Hummel column: Saluting the Earl of Sandwich

Lynn Hummel column mug
Lynn Hummel

I had just taken my first bite of the sandwich. It was toasted with mayo, a slice of American cheese, a slice of Dubuque ham with French’s mustard, Reese horseradish and lettuce.

It was wonderful. My tastebuds were standing up and cheering. I had just created a masterpiece.

“I wonder who was the genius who invented sandwiches” I asked myself. But I had to finish that marvelous ham delight before I did my research.

The research shows that there is a town in the Kent District of England named Sandwich.

An earl is a sort of nobleman, an honorary position lower than a duke. The Fourth Earl of Sandwich was John Montagu who liked to pass his time at the gambling table. As a matter of fact, he had a gambling problem. He spent long hours at the tables and didn’t like to get up and eat. During one long binge in 1762, he asked the house cook to bring him something that he could eat without leaving the table. The cook (nobody ever bothered to get his name – he was the real inventor) brought him a slice of meat between slices of bread. The Earl enjoyed it so much that he ate it regularly and the combination became known as a sandwich.


Brilliant invention, it became popular in London, but it was never patented.

The combination didn’t catch on in America for a long time – but two variations of the invention were developed here. In New Orleans, during the Great Depression, a sandwich shop had a shrimp sandwich they would give free to the occasional beggar who came by. As the practice became known, the folks at the shop would see a beggar approaching and say, “here comes another po-boy.” That’s why that shrimp sandwich is now called the po-boy.

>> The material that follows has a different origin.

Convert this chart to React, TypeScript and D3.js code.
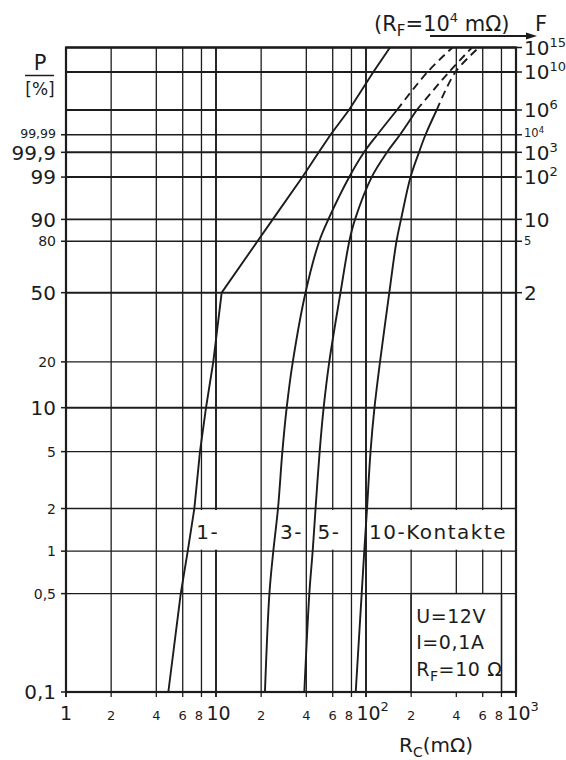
import React from 'react';
import * as d3 from 'd3';

const W = 566;
const H = 760;
const FONT = '"DejaVu Sans", "Liberation Sans", sans-serif';
const INK = '#1c1c1c';

// ---- x axis: contact resistance R_C (mΩ), log scale ----
const xGrid = [1, 2, 4, 6, 8, 10, 20, 40, 60, 80, 100, 200, 400, 600, 800, 1000];
const xLabelBase = ['1', '2', '4', '6', '8', '10', '2', '4', '6', '8', '10', '2', '4', '6', '8', '10'];
const xLabelExp = ['', '', '', '', '', '', '', '', '', '', '2', '', '', '', '', '3'];
const xLabelBig = [1, 0, 0, 0, 0, 1, 0, 0, 0, 0, 1, 0, 0, 0, 0, 1];
const xMajor = [1, 10, 100, 1000];

// ---- left axis: cumulative probability P (%) on Weibull paper ----
const pGrid = [0.1, 0.5, 1, 2, 5, 10, 20, 50, 80, 90, 99, 99.9, 99.99];
const pLabels = ['0,1', '0,5', '1', '2', '5', '10', '20', '50', '80', '90', '99', '99,9', '99,99'];
const pBig = [1, 0, 0, 0, 0, 1, 0, 1, 0, 1, 1, 1, 0];

// ---- right axis: F ----
const fTicks = [2, 5, 10, 1e2, 1e3, 1e4, 1e6, 1e10, 1e15];
const fBase = ['2', '5', '10', '10', '10', '10', '10', '10', '10'];
const fExp = ['', '', '', '2', '3', '4', '6', '10', '15'];
const fBig = [1, 0, 1, 1, 1, 0, 1, 1, 1];
const fExtraGrid = [1e6, 1e10, 1e15];

// ---- curves: R_C (mΩ) read at the levels pGrid followed by fExtraGrid ----
const curve1 = [4.81, 5.82, 6.48, 7.17, 7.82, 8.58, 9.59, 10.91, 18.9, 23.9, 37.7, 48.4, 58.0, 77.0, 111.9, 144.5];
const curve3 = [21.2, 22.7, 24.1, 25.9, 27.7, 29.6, 32.5, 39.5, 48.8, 56.1, 77.3, 97.0, 118.9, 160.9, 257, 377];
const curve5 = [38.8, 41.9, 44.1, 46.1, 49.1, 52.2, 56.9, 67.6, 77.4, 84.5, 109.1, 138.0, 168.5, 217.8, 357.6, 508.8];
const curve10 = [85.4, 93.6, 97.4, 101.6, 107.2, 113.9, 124.0, 143.0, 159.7, 171.2, 198.1, 225.6, 249.3, 296, 395, 566.7];
const curveNames = ['1-', '3-', '5-', '10-Kontakte'];
const curveDashedTop = [false, true, true, true];

const legendLines = ['U=12V', 'I=0,1A', 'R_F=10 Ω'];

// Weibull transforms
const wP = (p: number) => Math.log(-Math.log1p(-p / 100));
const wF = (f: number) => Math.log(Math.log(f));

const xScale = d3.scaleLog().domain([1, 1000]).range([66, 516]);
const yScale = d3
  .scaleLinear()
  .domain([wP(0.1), wF(1e6), wF(1e10), wF(1e15)])
  .range([692, 110, 72, 47.5]);

const levelY = (i: number) =>
  i < pGrid.length ? yScale(wP(pGrid[i])) : yScale(wF(fExtraGrid[i - pGrid.length]));

let _ctx: CanvasRenderingContext2D | null = null;
function measure(text: string, size: number, ls = 0) {
  if (!_ctx) _ctx = document.createElement('canvas').getContext('2d');
  if (!_ctx) return text.length * size * 0.6;
  _ctx.font = `${size}px "DejaVu Sans"`;
  return _ctx.measureText(text).width + ls * text.length;
}

const BIG = 20;
const SMALL = 14;

export default function App() {
  const x0 = xScale(1);
  const x1 = xScale(1000);
  const yBot = yScale(wP(0.1));
  const yTop = yScale(wF(1e15));

  const hGrid: { y: number; major: boolean }[] = [
    ...pGrid.map((p, i) => ({ y: yScale(wP(p)), major: !!pBig[i] })),
    ...fExtraGrid.map((f) => ({ y: yScale(wF(f)), major: true })),
  ];

  const curves = [curve1, curve3, curve5, curve10];
  const lineSmooth = d3
    .line<[number, number]>()
    .x((d) => d[0])
    .y((d) => d[1])
    .curve(d3.curveCatmullRom.alpha(0.5));
  const lineStraight = d3
    .line<[number, number]>()
    .x((d) => d[0])
    .y((d) => d[1]);

  const y1 = yScale(wP(1));
  const y2 = yScale(wP(2));
  const splitIdx = pGrid.length; // index of 1e6 level

  const boxX0 = xScale(200);
  const boxX1 = xScale(800);
  const boxY0 = yScale(wP(0.5));

  return (
    <svg
      width={W}
      height={H}
      style={{ position: 'absolute', left: 0, top: 0, background: '#fff' }}
      fontFamily={FONT}
    >
      <rect x={0} y={0} width={W} height={H} fill="#fff" />
      {/* vertical grid */}
      {xGrid.map((v, i) => (
        <line
          key={'vg' + i}
          x1={xScale(v)}
          x2={xScale(v)}
          y1={yTop}
          y2={yBot + 5}
          stroke={INK}
          strokeWidth={xMajor.includes(v) ? 1.9 : 1.3}
        />
      ))}
      {/* horizontal grid */}
      {hGrid.map((g, i) => (
        <line
          key={'hg' + i}
          x1={x0}
          x2={x1}
          y1={g.y}
          y2={g.y}
          stroke={INK}
          strokeWidth={g.major ? 1.9 : 1.3}
        />
      ))}
      {/* left ticks */}
      {pGrid.map((p, i) => (
        <line key={'lt' + i} x1={x0 - 5} x2={x0} y1={yScale(wP(p))} y2={yScale(wP(p))} stroke={INK} strokeWidth={1.5} />
      ))}
      {/* right ticks */}
      {fTicks.map((f, i) => (
        <line key={'rt' + i} x1={x1} x2={x1 + 6} y1={yScale(wF(f))} y2={yScale(wF(f))} stroke={INK} strokeWidth={1.5} />
      ))}
      {/* frame */}
      <rect x={x0} y={yTop} width={x1 - x0} height={yBot - yTop} fill="none" stroke={INK} strokeWidth={2.2} />

      {/* legend box */}
      <rect x={boxX0} y={boxY0} width={boxX1 - boxX0} height={yBot - boxY0} fill="#fff" stroke={INK} strokeWidth={1.5} />
      {legendLines.map((t, i) => {
        const yy = boxY0 + 29 + i * 26.5;
        if (t.startsWith('R_F')) {
          return (
            <text key={'lg' + i} x={boxX0 + 5} y={yy} fontSize={19} fill={INK} letterSpacing={0.6}>
              R<tspan fontSize={14} dy={5}>F</tspan>
              <tspan dy={-5}>=10 Ω</tspan>
            </text>
          );
        }
        return (
          <text key={'lg' + i} x={boxX0 + 5} y={yy} fontSize={19} fill={INK} letterSpacing={0.6}>
            {t}
          </text>
        );
      })}

      {/* curve labels with white background */}
      {curves.map((c, i) => {
        const lx = xScale(c[3]) + 2;
        const w = measure(curveNames[i], BIG, 1.5);
        return (
          <g key={'cl' + i}>
            <rect x={lx - 1} y={y2 + 1.5} width={w + 2} height={y1 - y2 - 3} fill="#fff" />
            <text x={lx} y={y1 - 12} fontSize={BIG} fill={INK} letterSpacing={1.5}>
              {curveNames[i]}
            </text>
          </g>
        );
      })}

      {/* curves */}
      {curves.map((c, i) => {
        const pts: [number, number][] = c.map((r, k) => [xScale(r), levelY(k)]);
        if (!curveDashedTop[i]) {
          return <path key={'c' + i} d={lineStraight(pts) || ''} fill="none" stroke={INK} strokeWidth={1.9} />;
        }
        return (
          <g key={'c' + i}>
            <path d={lineSmooth(pts.slice(0, splitIdx + 1)) || ''} fill="none" stroke={INK} strokeWidth={1.9} />
            <path
              d={lineSmooth(pts.slice(splitIdx)) || ''}
              fill="none"
              stroke={INK}
              strokeWidth={1.9}
              strokeDasharray="8,5"
            />
          </g>
        );
      })}

      {/* left labels */}
      {pGrid.map((p, i) => {
        const s = pBig[i] ? BIG : pLabels[i] === '99,99' ? 12.5 : SMALL;
        const lift = pLabels[i] === '99,99' ? -1.5 : 0;
        return (
          <text
            key={'ll' + i}
            x={56}
            y={yScale(wP(p)) + s * 0.36 + lift}
            fontSize={s}
            textAnchor="end"
            fill={INK}
          >
            {pLabels[i]}
          </text>
        );
      })}

      {/* right labels */}
      {fTicks.map((f, i) => {
        const s = fBig[i] ? BIG : SMALL - 2.5;
        const lift = f === 1e4 ? -1.5 : 0;
        const yy = yScale(wF(f)) + s * 0.36 + lift;
        return (
          <text key={'rl' + i} x={x1 + 8} y={yy} fontSize={s} fill={INK}>
            {fBase[i]}
            {fExp[i] && (
              <tspan fontSize={fBig[i] ? 13 : 8.5} dy={fBig[i] ? -8 : -4.5}>
                {fExp[i]}
              </tspan>
            )}
          </text>
        );
      })}

      {/* bottom labels */}
      {xGrid.map((v, i) => {
        const big = !!xLabelBig[i];
        const s = big ? 19 : SMALL - 1;
        const bw = measure(xLabelBase[i], s);
        const shift = big ? (v === 1 ? 0 : 2.5) : xLabelBase[i] === '8' ? -2.5 : 0;
        const xx = xScale(v) - bw / 2 + shift;
        return (
          <text key={'bl' + i} x={xx} y={720} fontSize={s} fill={INK}>
            {xLabelBase[i]}
            {xLabelExp[i] && (
              <tspan fontSize={13} dy={-9}>
                {xLabelExp[i]}
              </tspan>
            )}
          </text>
        );
      })}

      {/* axis titles */}
      <text x={40} y={70} fontSize={21} textAnchor="middle" fill={INK}>
        P
      </text>
      <line x1={25} x2={54} y1={75.5} y2={75.5} stroke={INK} strokeWidth={1.5} />
      <text x={40} y={95} fontSize={17} textAnchor="middle" fill={INK}>
        [%]
      </text>

      <text x={399} y={752} fontSize={20} fill={INK}>
        R<tspan fontSize={14} dy={5}>C</tspan>
        <tspan dy={-5}>(mΩ)</tspan>
      </text>

      <text x={374} y={31} fontSize={21} fill={INK}>
        (R<tspan fontSize={15} dy={5}>F</tspan>
        <tspan dy={-5}>=10</tspan>
        <tspan fontSize={13} dy={-9}>4</tspan>
        <tspan dy={9}> mΩ)</tspan>
      </text>
      <line x1={430} x2={528} y1={36} y2={36} stroke={INK} strokeWidth={1.8} />
      <path d="M537,36 L526,32.5 L526,39.5 Z" fill={INK} />
      <text x={535} y={31} fontSize={21} fill={INK}>
        F
      </text>
    </svg>
  );
}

No patent on the po-boy either.

In Omaha between 1920 and 1925, Reuben Kulakofsky and his pals called, “The Committee” met for poker weekly at the Black Stone Hotel. They, like the Earl of Sandwich, didn’t care to leave the game to eat, so they encouraged the Hotel owner, Charles Schimmel, also a member of The Committee, to come up with something unusual. Schimmel came up with a sandwich of corned beef, swiss cheese, sauerkraut and Russian dressing on rye bread. The

sandwich was known as the reuben sandwich. It was a big hit. It won a national recipe prize.

Again, no patent.

Of course, the list is long of patented inventions. Early in the Industrial Revolution, the steam engine was called one of the greatest inventions of all time. The Morse telegraph, the Edison incandescent light bulb, the Bell telephone, and the Eli Whitney cotton gin, were all key inventions in American history and the development of the West. But America wouldn’t be the great country that it is, without the unpatented inventions we all enjoy every day.

Back to sandwiches. One bit of advice on sandwiches. If you want a sandwich nobody will ask for a bite of, make yourself a tongue sandwich. Finger licking good.


Though we salute the Fourth Earl of Sandwich today for his “invention,” the gamblers in Sandwich and Omaha and the beggars in New Orleans all knew what they were getting – they weren’t gambling on the contents. There is one other unpatented and wildly enjoyed invention that probably exceeds all others in use and appreciation: leftovers – probably invented by Eve and first enjoyed by Adam.